#### [Given exercise]
Write out the entire listing below exactly, with the pictures left out.

□ □ □ □

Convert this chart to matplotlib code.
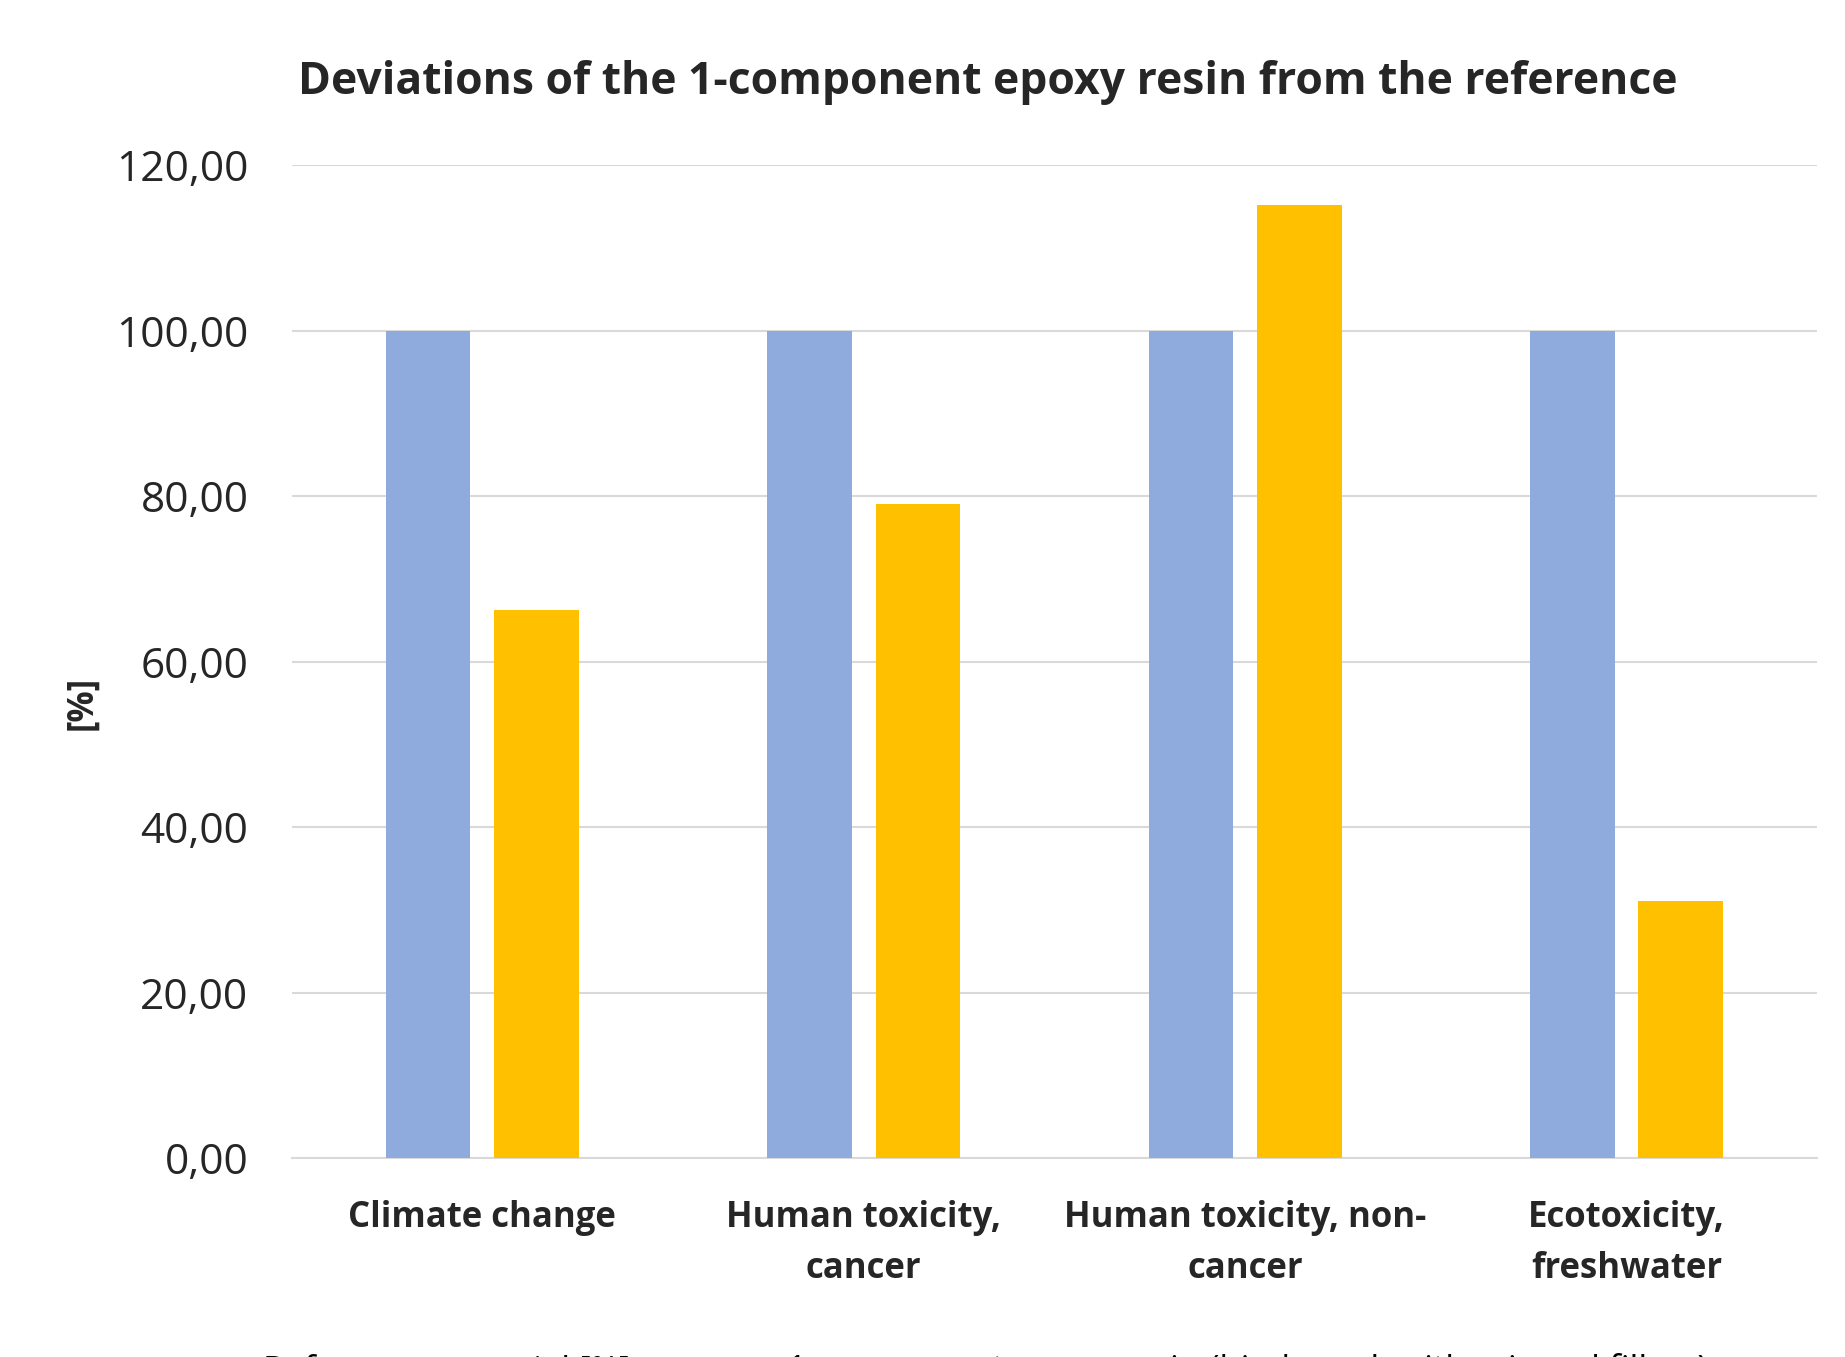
import numpy as np
import matplotlib.pyplot as plt

# Impact categories and relative results (reference = 100 %)
categories = ['Climate change', 'Human toxicity,\ncancer', 'Human toxicity, non-\ncancer', 'Ecotoxicity,\nfreshwater']
reference = [100.0, 100.0, 100.0, 100.0]
epoxy_1k = [66.2, 79.0, 115.2, 31.1]
series_names = ['Reference material [%]', '1-component epoxy resin (bio-based, with mineral fillers)']
yticks = [0, 20, 40, 60, 80, 100, 120]

plt.rcParams['font.family'] = ['Open Sans', 'DejaVu Sans']

fig = plt.figure(figsize=(18.45, 13.57), dpi=100)
ax = fig.add_axes([0.158, 0.1466, 0.827, 0.7318])

x = np.arange(len(categories))
w = 0.222
off = 0.142
ax.bar(x - off, reference, w, color='#8FAADC', label=series_names[0], zorder=3)
ax.bar(x + off, epoxy_1k, w, color='#FFC000', label=series_names[1], zorder=3)

ax.set_xlim(-0.5, len(categories) - 0.5)
ax.set_ylim(0, 120)
ax.set_yticks(yticks)
ax.set_yticklabels(['%d,00' % v for v in yticks], fontsize=30.5, color='#262626')
ax.set_xticks(x)
ax.set_xticklabels(categories, fontsize=25, fontweight='bold', color='#262626', linespacing=1.55)
ax.tick_params(axis='both', length=0)
ax.tick_params(axis='y', pad=31)
ax.tick_params(axis='x', pad=30)

ax.grid(axis='y', color='#d9d9d9', linewidth=1.5, zorder=0)
for s in ['top', 'right', 'left']:
    ax.spines[s].set_visible(False)
ax.spines['bottom'].set_color('#d9d9d9')
ax.spines['bottom'].set_linewidth(1.5)

ax.set_ylabel('[%]', fontsize=25, fontweight='bold', color='#262626')
ax.yaxis.set_label_coords(-0.125, 0.4585)
fig.text(0.5355, 0.9395, 'Deviations of the 1-component epoxy resin from the reference',
         ha='center', va='center', fontsize=32, fontweight='bold', color='#262626')

# legend sits at the lower edge of the figure
fig.legend(loc='upper center', bbox_to_anchor=(0.52, 0.0155), ncol=2, frameon=False,
           fontsize=25, borderpad=0, handlelength=0.7, handleheight=0.5, columnspacing=3)

plt.savefig('out.png', dpi=100)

□ □ □ □

#### [The answer]
Convert this chart to matplotlib code.
import numpy as np
import matplotlib.pyplot as plt

# Impact categories and relative results (reference = 100 %)
categories = ['Climate change', 'Human toxicity,\ncancer', 'Human toxicity, non-\ncancer', 'Ecotoxicity,\nfreshwater']
reference = [100.0, 100.0, 100.0, 100.0]
epoxy_1k = [66.2, 79.0, 115.2, 31.1]
series_names = ['Reference material [%]', '1-component epoxy resin (bio-based, with mineral fillers)']
yticks = [0, 20, 40, 60, 80, 100, 120]

plt.rcParams['font.family'] = ['Open Sans', 'DejaVu Sans']

fig = plt.figure(figsize=(18.45, 13.57), dpi=100)
ax = fig.add_axes([0.158, 0.1466, 0.827, 0.7318])

x = np.arange(len(categories))
w = 0.222
off = 0.142
ax.bar(x - off, reference, w, color='#8FAADC', label=series_names[0], zorder=3)
ax.bar(x + off, epoxy_1k, w, color='#FFC000', label=series_names[1], zorder=3)

ax.set_xlim(-0.5, len(categories) - 0.5)
ax.set_ylim(0, 120)
ax.set_yticks(yticks)
ax.set_yticklabels(['%d,00' % v for v in yticks], fontsize=30.5, color='#262626')
ax.set_xticks(x)
ax.set_xticklabels(categories, fontsize=25, fontweight='bold', color='#262626', linespacing=1.55)
ax.tick_params(axis='both', length=0)
ax.tick_params(axis='y', pad=31)
ax.tick_params(axis='x', pad=30)

ax.grid(axis='y', color='#d9d9d9', linewidth=1.5, zorder=0)
for s in ['top', 'right', 'left']:
    ax.spines[s].set_visible(False)
ax.spines['bottom'].set_color('#d9d9d9')
ax.spines['bottom'].set_linewidth(1.5)

ax.set_ylabel('[%]', fontsize=25, fontweight='bold', color='#262626')
ax.yaxis.set_label_coords(-0.125, 0.4585)
fig.text(0.5355, 0.9395, 'Deviations of the 1-component epoxy resin from the reference',
         ha='center', va='center', fontsize=32, fontweight='bold', color='#262626')

# legend sits at the lower edge of the figure
fig.legend(loc='upper center', bbox_to_anchor=(0.52, 0.0155), ncol=2, frameon=False,
           fontsize=25, borderpad=0, handlelength=0.7, handleheight=0.5, columnspacing=3)

plt.savefig('out.png', dpi=100)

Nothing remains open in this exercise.